Fixpoint Logics, Relational Machines, and Computational Complexity
Vardi, Moshe Y.
We establish a general connection between fixpoint logic and complexity. On one side, we have fixpoint logic, parameterized by the choices of 1st-order operators (inflationary or noninflationary) and iteration constructs (deterministic, nondeterministic, or alternating). On the other side, we have the complexity classes between P and EXPTIME. Our parameterized fixpoint logics capture the complexity classes P, NP, PSPACE, and EXPTIME, but equality is achieved only over ordered structures. There is, however, an inherent mismatch between complexity and logic -while computational devices work on encodings of problems, logic is applied directly to the underlying mathematical structures.
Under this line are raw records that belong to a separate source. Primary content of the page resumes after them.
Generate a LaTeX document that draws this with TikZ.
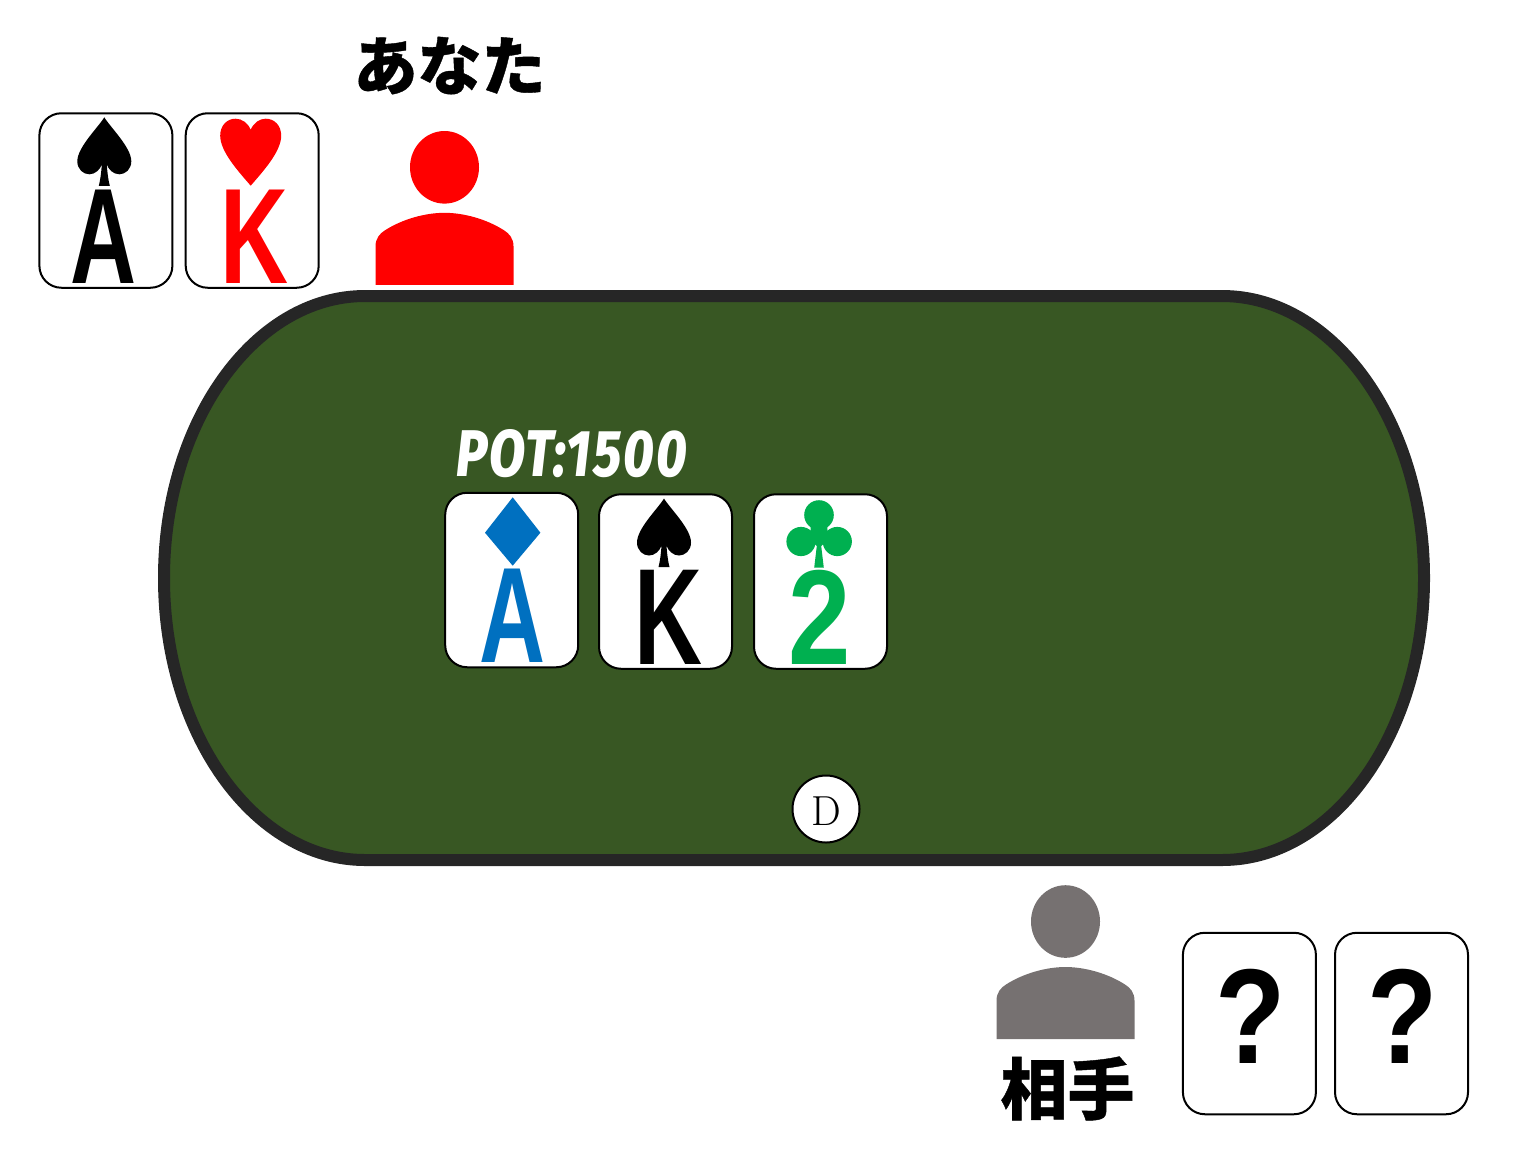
\documentclass[tikz,border=0pt]{standalone}
\usepackage{fontspec}
\setmainfont{Latin Modern Roman}
\newfontfamily\cardfont{Liberation Sans}[BoldFont={Liberation Sans Bold}]
\newfontfamily\cjkfont{Noto Sans CJK JP Black}[FakeBold=0.6]
\newfontfamily\potfont{Fira Sans ExtraBold Italic}[LetterSpace=4]
\definecolor{tablegreen}{HTML}{385723}
\definecolor{tablerim}{HTML}{262626}
\definecolor{diamondblue}{HTML}{0070C0}
\definecolor{clubgreen}{HTML}{00B050}
\definecolor{rivalgray}{HTML}{767171}
\tikzset{
   spadeglyph/.pic={
      \fill[pic actions] (0,0) .. controls (-6,10) and (-27,30) .. (-27,44)
         .. controls (-27,52) and (-21,57) .. (-15,57)
         .. controls (-9,57) and (-4,52) .. (-2.5,47)
         .. controls (-3,55) and (-4,63) .. (-5.5,68.5) -- (5.5,68.5)
         .. controls (4,63) and (3,55) .. (2.5,47)
         .. controls (4,52) and (9,57) .. (15,57)
         .. controls (21,57) and (27,52) .. (27,44)
         .. controls (27,30) and (6,10) .. (0,0) -- cycle;
   },
   heartglyph/.pic={
      \fill[pic actions] (0,11) .. controls (-3,4) and (-9,0) .. (-15,0)
         .. controls (-24,0) and (-30.5,7) .. (-30.5,17)
         .. controls (-30.5,33) and (-12,53) .. (0,67)
         .. controls (12,53) and (30.5,33) .. (30.5,17)
         .. controls (30.5,7) and (24,0) .. (15,0)
         .. controls (9,0) and (3,4) .. (0,11) -- cycle;
   },
   diamondglyph/.pic={
      \fill[pic actions] (0,0) -- (-27.7,35.4) -- (0,68.4) -- (27.7,35.4) -- cycle;
   },
   clubglyph/.pic={
      \fill[pic actions] (0,15) circle (14.8) (-18,41.5) circle (14.6) (18.3,41.5) circle (14.6);
      \fill[pic actions] (-8,20) -- (8,20) -- (9,40) -- (2.2,46) -- (4.8,67.7) -- (-4.8,67.7) -- (-2.2,46) -- (-9,40) -- cycle;
   },
   personglyph/.pic={
      \fill[pic actions] (0,0) ellipse (34.5 and 36.3);
      \fill[pic actions] (-69,117.5) -- (-69,79) .. controls (-69,71) and (-64.5,66) .. (-59.5,63)
         .. controls (-42.5,52) and (-19.5,45.5) .. (0,45.5)
         .. controls (19.5,45.5) and (42.5,52) .. (59.5,63)
         .. controls (64.5,66) and (69,71) .. (69,79) -- (69,117.5) -- cycle;
   }
}

\begin{document}
\begin{tikzpicture}[x=1pt,y=-1pt]
   \tikzstyle{cardbox}=[draw=black, fill=white, line width=2pt, rounded corners=22pt, inner sep=0pt, minimum width=133pt]
   \tikzstyle{holecard}=[cardbox, minimum height=174.5pt]
   \tikzstyle{backcard}=[cardbox, minimum height=181.5pt]
   \tikzstyle{rank}=[inner sep=0pt, font=\cardfont\bfseries\fontsize{130}{130}\selectfont]
   \tikzstyle{caption}=[inner sep=0pt, text=black, font=\cjkfont]
   \useasboundingbox (0,0) rectangle (1525,1163);

\path[draw=tablerim, fill=tablegreen, line width=12pt] (365,296) -- (1222,296)
    arc[start angle=-90, end angle=90, x radius=202, y radius=282] -- (365,860)
    arc[start angle=90, end angle=270, x radius=201, y radius=282] -- cycle;

\node[caption, font=\cjkfont\fontsize{64}{64}\selectfont] (you) at (449.5,65.5) {あなた};
\pic[fill=red] (youicon) at (444.5,167.3) {personglyph};
\node[holecard] (youa) at (105.9,200.5) {};
\node[holecard] (youk) at (252.2,200.5) {};
\pic[fill=black] (youaspade) at (104.3,117.3) {spadeglyph};
\pic[fill=red] (youkheart) at (250.7,118.7) {heartglyph};
\node[rank, text=black] (youarank) at (103.7,236.7) {\resizebox{66pt}{93.5pt}{A}};
\node[rank, text=red] (youkrank) at (254,236.7) {\resizebox{68pt}{93.5pt}{K}};

\node[inner sep=0pt, text=white, font=\potfont\fontsize{50}{50}\selectfont] (pot) at (571.5,453.5) {\resizebox{231pt}{47pt}{POT:1500}};
\node[holecard] (boarda) at (511.7,580) {};
\node[holecard] (boardk) at (665.5,581.5) {};
\node[holecard] (board2) at (820.5,581.5) {};
\pic[fill=diamondblue] (boardadiamond) at (512.7,497.3) {diamondglyph};
\pic[fill=black] (boardkspade) at (664,498.5) {spadeglyph};
\pic[fill=clubgreen] (board2club) at (819,500) {clubglyph};
\node[rank, text=diamondblue] (boardarank) at (512.7,615.5) {\resizebox{66pt}{93.5pt}{A}};
\node[rank, text=black] (boardkrank) at (668,617.8) {\resizebox{68pt}{94.3pt}{K}};
\node[rank, text=clubgreen] (board2rank) at (820,617.8) {\resizebox{62.4pt}{94.3pt}{2}};

\node[draw=black, fill=white, circle, line width=2pt, minimum size=67pt, inner sep=0pt, font=\fontsize{42}{42}\selectfont] (dealer) at (826,809) {\raisebox{-16.8pt}[0pt][0pt]{D}};

\pic[fill=rivalgray] (rivalicon) at (1065.5,921.5) {personglyph};
\node[caption, font=\cjkfont\fontsize{67}{67}\selectfont] (rival) at (1067.5,1088.5) {相手};
\node[backcard] (rivalx) at (1249.4,1023.5) {};
\node[backcard] (rivaly) at (1401.5,1023.5) {};
\node[rank, text=black] (rivalxrank) at (1251,1016.2) {\resizebox{70.3pt}{94.3pt}{?}};
\node[rank, text=black] (rivalyrank) at (1402.7,1016.2) {\resizebox{70.3pt}{94.3pt}{?}};

\end{tikzpicture}
\end{document}
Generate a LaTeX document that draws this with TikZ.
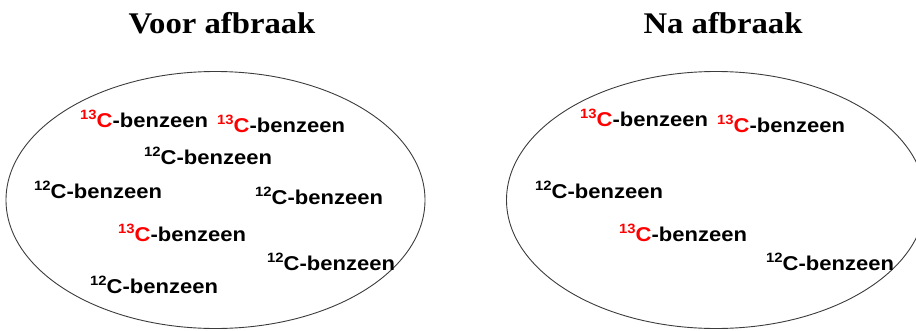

To overcome this mismatch, we use a theory of relational complexity, which bridges the gap between standard complexity and fixpoint logic. On one hand, we show that questions about containments among standard complexity classes can be translated to questions about containments among relational complexity classes. On the other hand, the expressive power of fixpoint logic can be precisely characterized in terms of relational complexity classes. This tight, three-way relationship among fixpoint logics, relational complexity and standard complexity yields in a uniform way logical analogs to all containments among the complexity classes P, NP, PSPACE, and EXPTIME. The logical formulation shows that some of the most tantalizing questions in complexity theory boil down to a single question: the relative power of inflationary vs. noninflationary 1st-order operators.